--- START OF GIVEN INFORMATION ---

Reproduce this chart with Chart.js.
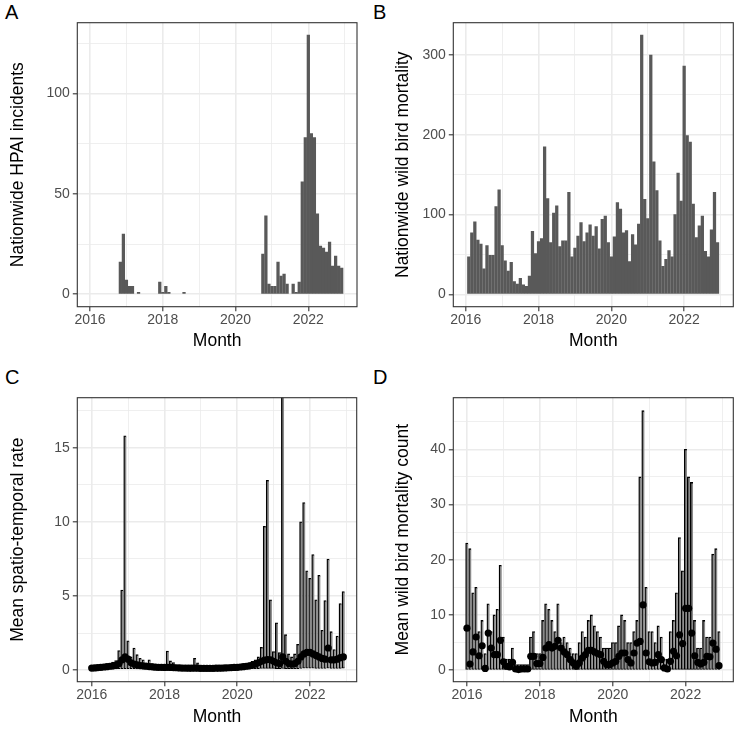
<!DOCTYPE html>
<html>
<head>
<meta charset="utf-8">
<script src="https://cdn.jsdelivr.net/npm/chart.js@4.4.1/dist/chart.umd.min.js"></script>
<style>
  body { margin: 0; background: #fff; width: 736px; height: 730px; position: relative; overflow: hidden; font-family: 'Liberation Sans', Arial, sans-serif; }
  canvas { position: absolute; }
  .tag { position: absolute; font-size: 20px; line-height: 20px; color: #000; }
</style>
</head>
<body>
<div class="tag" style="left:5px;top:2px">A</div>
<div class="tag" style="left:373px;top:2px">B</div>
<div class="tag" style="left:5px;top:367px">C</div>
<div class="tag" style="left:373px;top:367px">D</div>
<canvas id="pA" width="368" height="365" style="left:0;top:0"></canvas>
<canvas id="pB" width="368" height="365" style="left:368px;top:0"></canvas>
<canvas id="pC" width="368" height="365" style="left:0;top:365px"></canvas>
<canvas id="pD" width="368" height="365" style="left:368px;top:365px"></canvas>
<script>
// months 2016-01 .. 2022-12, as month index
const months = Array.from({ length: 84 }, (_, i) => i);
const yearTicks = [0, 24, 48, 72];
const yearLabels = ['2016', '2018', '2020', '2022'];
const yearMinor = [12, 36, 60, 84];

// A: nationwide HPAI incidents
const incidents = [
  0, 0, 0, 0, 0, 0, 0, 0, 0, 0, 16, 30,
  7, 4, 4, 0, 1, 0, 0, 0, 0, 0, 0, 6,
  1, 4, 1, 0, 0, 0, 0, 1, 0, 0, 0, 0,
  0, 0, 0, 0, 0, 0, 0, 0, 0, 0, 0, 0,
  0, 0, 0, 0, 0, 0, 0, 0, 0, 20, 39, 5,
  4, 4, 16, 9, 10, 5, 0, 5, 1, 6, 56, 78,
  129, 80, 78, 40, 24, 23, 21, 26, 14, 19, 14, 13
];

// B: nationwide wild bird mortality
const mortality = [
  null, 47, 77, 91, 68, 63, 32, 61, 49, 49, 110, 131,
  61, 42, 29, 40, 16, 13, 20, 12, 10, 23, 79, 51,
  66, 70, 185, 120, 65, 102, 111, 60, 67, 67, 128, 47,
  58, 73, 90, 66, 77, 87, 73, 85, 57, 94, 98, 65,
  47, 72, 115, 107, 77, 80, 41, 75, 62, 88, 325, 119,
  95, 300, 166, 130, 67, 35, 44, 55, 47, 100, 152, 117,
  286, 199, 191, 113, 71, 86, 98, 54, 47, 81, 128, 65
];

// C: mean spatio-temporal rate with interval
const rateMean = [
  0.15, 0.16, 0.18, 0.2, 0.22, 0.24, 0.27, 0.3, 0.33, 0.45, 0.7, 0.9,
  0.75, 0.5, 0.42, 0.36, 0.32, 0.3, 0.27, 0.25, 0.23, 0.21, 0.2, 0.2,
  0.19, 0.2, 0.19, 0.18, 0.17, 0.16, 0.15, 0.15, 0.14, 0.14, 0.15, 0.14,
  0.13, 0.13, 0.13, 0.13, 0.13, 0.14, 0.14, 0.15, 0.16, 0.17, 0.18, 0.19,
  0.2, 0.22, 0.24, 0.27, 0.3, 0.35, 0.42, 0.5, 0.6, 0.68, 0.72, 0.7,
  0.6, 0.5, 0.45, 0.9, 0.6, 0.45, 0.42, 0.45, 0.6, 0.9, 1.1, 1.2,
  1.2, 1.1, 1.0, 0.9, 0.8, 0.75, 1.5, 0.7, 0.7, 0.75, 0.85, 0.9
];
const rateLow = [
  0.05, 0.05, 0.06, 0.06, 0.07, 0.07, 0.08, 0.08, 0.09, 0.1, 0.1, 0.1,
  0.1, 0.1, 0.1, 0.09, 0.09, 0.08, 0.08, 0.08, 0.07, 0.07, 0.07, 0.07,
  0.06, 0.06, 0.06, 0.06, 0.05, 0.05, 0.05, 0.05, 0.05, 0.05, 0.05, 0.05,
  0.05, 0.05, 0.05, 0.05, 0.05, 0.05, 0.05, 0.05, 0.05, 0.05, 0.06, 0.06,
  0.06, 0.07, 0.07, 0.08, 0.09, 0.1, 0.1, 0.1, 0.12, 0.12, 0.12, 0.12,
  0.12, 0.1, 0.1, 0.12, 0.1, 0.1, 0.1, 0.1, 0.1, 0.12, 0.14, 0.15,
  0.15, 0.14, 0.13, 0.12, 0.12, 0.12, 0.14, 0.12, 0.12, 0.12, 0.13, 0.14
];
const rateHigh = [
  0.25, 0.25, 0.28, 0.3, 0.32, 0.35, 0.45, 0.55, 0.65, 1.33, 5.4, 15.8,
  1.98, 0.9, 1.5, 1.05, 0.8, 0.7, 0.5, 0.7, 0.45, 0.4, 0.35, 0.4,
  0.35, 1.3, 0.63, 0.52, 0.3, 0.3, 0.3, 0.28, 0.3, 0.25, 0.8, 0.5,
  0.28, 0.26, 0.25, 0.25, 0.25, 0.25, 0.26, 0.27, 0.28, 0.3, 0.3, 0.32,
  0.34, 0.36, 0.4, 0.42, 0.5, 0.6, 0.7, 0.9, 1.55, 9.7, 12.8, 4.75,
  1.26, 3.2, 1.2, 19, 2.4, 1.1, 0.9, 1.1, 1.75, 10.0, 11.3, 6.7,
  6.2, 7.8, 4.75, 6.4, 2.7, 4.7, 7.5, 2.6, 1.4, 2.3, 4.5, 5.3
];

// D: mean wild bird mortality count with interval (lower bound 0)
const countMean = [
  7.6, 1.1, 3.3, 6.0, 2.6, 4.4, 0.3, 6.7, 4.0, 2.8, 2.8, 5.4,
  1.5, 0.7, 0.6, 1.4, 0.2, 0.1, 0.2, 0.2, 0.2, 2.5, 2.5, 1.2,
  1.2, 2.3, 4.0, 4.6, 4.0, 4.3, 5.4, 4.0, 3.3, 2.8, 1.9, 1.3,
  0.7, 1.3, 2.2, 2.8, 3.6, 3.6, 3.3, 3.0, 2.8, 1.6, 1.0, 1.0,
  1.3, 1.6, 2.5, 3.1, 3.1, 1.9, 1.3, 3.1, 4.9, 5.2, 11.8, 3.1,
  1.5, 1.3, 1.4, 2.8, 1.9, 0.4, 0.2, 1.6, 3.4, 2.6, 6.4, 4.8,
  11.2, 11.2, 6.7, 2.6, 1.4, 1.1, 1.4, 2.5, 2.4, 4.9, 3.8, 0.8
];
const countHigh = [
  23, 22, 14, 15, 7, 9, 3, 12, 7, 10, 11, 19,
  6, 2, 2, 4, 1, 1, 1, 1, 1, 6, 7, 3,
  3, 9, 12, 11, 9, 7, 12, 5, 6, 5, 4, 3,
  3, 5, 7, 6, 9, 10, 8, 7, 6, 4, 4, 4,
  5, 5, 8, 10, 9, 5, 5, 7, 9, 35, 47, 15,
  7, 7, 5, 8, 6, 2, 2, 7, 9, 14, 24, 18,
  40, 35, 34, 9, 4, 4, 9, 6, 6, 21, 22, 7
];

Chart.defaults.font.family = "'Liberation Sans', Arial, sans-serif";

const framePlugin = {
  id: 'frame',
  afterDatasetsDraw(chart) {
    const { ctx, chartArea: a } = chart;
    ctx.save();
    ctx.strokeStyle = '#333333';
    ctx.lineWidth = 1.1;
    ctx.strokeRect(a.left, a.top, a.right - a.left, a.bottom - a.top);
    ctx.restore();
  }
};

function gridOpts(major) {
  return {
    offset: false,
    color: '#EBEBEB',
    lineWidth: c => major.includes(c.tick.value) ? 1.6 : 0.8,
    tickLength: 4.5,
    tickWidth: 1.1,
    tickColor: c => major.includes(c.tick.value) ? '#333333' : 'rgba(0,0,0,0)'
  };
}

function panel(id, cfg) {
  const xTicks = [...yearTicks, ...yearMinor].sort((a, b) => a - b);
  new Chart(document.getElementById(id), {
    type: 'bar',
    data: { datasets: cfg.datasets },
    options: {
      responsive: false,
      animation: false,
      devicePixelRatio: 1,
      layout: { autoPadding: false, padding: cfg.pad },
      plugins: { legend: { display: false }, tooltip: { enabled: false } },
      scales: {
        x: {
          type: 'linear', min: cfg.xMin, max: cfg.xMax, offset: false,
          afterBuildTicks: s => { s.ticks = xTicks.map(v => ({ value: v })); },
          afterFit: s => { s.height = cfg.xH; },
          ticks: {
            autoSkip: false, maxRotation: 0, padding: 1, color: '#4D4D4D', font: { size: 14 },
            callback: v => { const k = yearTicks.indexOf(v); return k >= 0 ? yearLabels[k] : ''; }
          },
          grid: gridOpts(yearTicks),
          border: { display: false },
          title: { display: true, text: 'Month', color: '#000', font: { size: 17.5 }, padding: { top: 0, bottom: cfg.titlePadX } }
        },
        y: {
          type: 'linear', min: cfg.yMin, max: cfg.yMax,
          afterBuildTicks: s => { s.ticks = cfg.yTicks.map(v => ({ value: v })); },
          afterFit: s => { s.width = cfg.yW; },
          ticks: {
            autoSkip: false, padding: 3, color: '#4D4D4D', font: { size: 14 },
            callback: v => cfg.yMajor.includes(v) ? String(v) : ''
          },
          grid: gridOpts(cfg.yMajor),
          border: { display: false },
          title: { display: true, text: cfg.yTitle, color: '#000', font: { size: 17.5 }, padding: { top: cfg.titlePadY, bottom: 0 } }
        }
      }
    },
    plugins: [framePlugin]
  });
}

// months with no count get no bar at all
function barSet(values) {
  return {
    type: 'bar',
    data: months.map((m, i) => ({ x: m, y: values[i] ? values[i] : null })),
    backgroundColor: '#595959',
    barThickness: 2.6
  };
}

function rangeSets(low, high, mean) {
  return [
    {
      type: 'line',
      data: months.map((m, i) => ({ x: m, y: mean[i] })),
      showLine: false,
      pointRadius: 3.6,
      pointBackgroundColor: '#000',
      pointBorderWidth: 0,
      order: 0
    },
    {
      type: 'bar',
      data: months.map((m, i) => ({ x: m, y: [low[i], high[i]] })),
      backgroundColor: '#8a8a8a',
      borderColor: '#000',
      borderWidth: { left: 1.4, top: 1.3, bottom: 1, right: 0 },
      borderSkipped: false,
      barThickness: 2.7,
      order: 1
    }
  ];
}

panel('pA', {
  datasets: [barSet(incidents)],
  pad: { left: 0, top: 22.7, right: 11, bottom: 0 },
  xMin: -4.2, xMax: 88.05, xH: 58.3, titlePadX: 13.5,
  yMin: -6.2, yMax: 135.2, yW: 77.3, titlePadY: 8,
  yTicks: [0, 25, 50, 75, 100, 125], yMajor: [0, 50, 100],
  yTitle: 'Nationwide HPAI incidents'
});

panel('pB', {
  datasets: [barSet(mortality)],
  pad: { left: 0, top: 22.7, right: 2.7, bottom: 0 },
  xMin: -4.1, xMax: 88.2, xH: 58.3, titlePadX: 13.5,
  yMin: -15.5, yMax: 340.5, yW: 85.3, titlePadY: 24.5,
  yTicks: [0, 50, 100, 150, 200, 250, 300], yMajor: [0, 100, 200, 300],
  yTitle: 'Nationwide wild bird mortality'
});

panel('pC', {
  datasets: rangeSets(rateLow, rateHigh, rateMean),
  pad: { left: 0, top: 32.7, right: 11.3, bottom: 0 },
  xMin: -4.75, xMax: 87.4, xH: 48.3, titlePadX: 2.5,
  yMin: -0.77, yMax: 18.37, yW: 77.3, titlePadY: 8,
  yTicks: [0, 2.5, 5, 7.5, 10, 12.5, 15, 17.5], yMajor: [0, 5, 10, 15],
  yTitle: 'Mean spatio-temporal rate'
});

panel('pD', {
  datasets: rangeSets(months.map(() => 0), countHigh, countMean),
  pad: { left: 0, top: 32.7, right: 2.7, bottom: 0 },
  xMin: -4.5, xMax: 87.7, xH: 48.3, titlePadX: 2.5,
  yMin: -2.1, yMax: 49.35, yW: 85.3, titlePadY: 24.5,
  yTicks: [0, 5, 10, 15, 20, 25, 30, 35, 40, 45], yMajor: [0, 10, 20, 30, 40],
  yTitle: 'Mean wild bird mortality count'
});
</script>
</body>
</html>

--- END OF GIVEN INFORMATION ---

YOUR GOAL =>
With all pictures left out, please transcribe exactly the lines from the start of the material through the line with "const yearMinor = [12, 36, 60, 84];".

TASK ANSWER =>
Reproduce this chart with Chart.js.
<!DOCTYPE html>
<html>
<head>
<meta charset="utf-8">
<script src="https://cdn.jsdelivr.net/npm/chart.js@4.4.1/dist/chart.umd.min.js"></script>
<style>
  body { margin: 0; background: #fff; width: 736px; height: 730px; position: relative; overflow: hidden; font-family: 'Liberation Sans', Arial, sans-serif; }
  canvas { position: absolute; }
  .tag { position: absolute; font-size: 20px; line-height: 20px; color: #000; }
</style>
</head>
<body>
<div class="tag" style="left:5px;top:2px">A</div>
<div class="tag" style="left:373px;top:2px">B</div>
<div class="tag" style="left:5px;top:367px">C</div>
<div class="tag" style="left:373px;top:367px">D</div>
<canvas id="pA" width="368" height="365" style="left:0;top:0"></canvas>
<canvas id="pB" width="368" height="365" style="left:368px;top:0"></canvas>
<canvas id="pC" width="368" height="365" style="left:0;top:365px"></canvas>
<canvas id="pD" width="368" height="365" style="left:368px;top:365px"></canvas>
<script>
// months 2016-01 .. 2022-12, as month index
const months = Array.from({ length: 84 }, (_, i) => i);
const yearTicks = [0, 24, 48, 72];
const yearLabels = ['2016', '2018', '2020', '2022'];
const yearMinor = [12, 36, 60, 84];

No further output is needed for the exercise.